I prefer a mix of white and apple cider vinegar, but you could use red wine, sherry, or the classic is rice wine vinegar because of it mellow taste. Some pickling salt and sugar and then your pickling spices. A lot of these pickling spices you may already have in your pantry. Should you not have them, when you go to your local supermarket check the spice aisle for "pickling spices all rolled up in one package.

The pickling spices include:

  • Coriander

  • Mustard seeds

  • Dill seeds

  • Cloves

  • Allspice

  • Cinnamon

  • Chili powder or red pepper flakes

  • Ginger

  • Bay leaves

It is truly easier just to buy pickling spice already prepared, but if you want to make your own all you need to do:

2 tablespoons whole mustard seeds

1 tablespoon whole allspice berries

2 teaspoons whole coriander seeds

1 teaspoon chli powder or red pepper flakes, or more to taste

1 teaspoon ground ginger

1 teaspoon dill seeds

2 bay leaves, crumbled

2 cinnamon sticks, broken in half

6 whole cloves

Here is what you need:

Mix all the pickling spices together until they are well incorporated.

When doing red onions:

1 large red onion cut into rounds about an eighth of an inch thick. Set aside.

When doing jalapenos:

5 large jalapeno sliced into small ringlets. Leave the seeds to bring out their heat. Set aside.

1/2 cup white vinegar

1/2 apple cider vinegar

2 tbsp sugar or substitute 3 tbsp of agave nector

1 tbsp kosher salt

1 tbsp pickling spice

Here is how to make it:

  • In a non-reactive sauce pot mix together the vinegars and all of the pickling spices.

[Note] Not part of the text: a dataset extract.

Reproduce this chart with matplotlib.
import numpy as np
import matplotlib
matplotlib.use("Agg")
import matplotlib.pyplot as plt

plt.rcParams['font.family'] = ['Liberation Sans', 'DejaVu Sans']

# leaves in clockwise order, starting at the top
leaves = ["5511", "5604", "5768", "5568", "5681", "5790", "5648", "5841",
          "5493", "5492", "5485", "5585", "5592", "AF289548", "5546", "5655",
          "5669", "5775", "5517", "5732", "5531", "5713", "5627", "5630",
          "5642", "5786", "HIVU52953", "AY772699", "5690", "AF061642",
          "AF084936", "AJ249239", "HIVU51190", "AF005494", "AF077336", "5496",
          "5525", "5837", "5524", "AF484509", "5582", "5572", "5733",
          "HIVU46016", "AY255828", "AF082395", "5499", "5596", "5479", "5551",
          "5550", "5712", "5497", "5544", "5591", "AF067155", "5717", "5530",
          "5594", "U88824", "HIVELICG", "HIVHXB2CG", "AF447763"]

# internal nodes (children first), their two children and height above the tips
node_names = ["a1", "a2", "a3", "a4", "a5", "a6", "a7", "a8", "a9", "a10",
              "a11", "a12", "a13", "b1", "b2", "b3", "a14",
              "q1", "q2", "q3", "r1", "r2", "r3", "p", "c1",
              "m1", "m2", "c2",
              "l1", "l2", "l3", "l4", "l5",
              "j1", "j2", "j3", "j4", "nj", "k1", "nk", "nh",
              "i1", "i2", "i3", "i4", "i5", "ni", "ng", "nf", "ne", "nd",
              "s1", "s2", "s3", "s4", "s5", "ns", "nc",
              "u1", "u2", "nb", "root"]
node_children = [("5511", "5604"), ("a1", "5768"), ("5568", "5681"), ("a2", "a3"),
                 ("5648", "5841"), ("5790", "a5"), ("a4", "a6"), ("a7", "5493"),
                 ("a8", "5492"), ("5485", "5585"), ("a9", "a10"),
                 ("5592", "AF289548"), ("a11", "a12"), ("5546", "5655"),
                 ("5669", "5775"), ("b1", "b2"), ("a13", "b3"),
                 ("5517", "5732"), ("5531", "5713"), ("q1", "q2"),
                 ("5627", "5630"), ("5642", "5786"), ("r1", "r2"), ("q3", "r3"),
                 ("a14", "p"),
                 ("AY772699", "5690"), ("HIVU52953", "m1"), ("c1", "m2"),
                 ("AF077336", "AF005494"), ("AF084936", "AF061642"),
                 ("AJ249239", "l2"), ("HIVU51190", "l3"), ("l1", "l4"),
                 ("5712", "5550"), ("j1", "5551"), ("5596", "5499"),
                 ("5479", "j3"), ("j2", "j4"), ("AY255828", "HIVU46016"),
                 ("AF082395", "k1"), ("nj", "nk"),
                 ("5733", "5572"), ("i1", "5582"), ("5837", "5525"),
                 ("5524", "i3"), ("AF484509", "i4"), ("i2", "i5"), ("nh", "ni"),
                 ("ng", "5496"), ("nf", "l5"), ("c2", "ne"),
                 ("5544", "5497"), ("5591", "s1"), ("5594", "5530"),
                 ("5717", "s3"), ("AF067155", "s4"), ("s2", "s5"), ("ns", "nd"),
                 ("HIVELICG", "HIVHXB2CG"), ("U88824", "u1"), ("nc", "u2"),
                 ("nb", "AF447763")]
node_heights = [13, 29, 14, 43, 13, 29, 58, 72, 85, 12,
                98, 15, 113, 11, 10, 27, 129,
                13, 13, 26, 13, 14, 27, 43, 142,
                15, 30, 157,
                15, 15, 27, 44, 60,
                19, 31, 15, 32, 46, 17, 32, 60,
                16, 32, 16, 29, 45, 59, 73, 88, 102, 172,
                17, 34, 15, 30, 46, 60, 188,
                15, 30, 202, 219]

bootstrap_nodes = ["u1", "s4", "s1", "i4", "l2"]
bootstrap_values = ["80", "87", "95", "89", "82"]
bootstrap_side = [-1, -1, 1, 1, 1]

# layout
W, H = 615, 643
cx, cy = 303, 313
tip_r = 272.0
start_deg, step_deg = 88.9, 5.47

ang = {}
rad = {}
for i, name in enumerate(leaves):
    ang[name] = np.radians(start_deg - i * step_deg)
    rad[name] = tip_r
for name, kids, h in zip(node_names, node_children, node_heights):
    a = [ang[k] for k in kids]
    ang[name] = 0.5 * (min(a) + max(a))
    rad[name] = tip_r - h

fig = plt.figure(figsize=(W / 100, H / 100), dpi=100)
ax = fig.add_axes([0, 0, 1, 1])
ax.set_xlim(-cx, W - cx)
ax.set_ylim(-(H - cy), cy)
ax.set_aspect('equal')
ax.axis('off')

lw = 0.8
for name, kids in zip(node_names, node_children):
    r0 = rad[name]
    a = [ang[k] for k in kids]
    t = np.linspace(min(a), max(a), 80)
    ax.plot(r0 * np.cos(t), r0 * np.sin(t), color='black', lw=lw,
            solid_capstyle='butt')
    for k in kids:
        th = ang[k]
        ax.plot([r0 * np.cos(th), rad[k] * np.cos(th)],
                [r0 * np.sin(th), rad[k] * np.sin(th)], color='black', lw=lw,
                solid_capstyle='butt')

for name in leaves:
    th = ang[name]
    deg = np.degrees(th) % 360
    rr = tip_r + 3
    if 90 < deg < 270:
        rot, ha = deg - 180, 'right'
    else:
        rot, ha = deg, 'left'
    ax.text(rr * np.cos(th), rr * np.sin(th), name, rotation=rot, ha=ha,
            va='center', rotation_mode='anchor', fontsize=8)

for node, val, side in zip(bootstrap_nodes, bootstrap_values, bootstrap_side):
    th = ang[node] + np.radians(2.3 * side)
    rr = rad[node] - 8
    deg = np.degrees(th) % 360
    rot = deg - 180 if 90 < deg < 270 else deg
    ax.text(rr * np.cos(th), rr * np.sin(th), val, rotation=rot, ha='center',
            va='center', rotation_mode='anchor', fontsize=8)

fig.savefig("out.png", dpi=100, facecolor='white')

  • Bring the pickling liquid to a boil and allow to boil for three minutes.

  • Reduce the heat to medium and add the red onions or jalapeños.

  • Stir continuously and allow to slowly boil for one minute or until the color starts to turn pale.

  • Immediately remove it from the heat and poor it into a glass bowl. (Note: Do not use a metal or plastic bowl.)

  • Allow to cool for 15-minutes and place in the fridge to cool completely. This will take upward of 5 hours.

  • Place in bottling jars and keep refrigerate.

How to make pickling salt from kosher or sea salt

Canning & Pickling salt can be easily made by whirring kosher salt in a blender or spice grinder (or a handy-dandy coffee grinder used for the specific purpose of grinding every kind of seed, bean and grain, but never used to grind coffee).

Take about a cup of kosher salt and ran it through the grinder. It will get it pretty fine, which helps to make sure that it can dissolve properly in the pickling process. Store the salt it in a mason jar next to your kosher or sea salt.

This is the same salt that theaters use to salt their butter popcorn. It is finer and adheres to the popcorn much better than any other salt. Sprinkle it over the next bag of microwave popcorn you pop.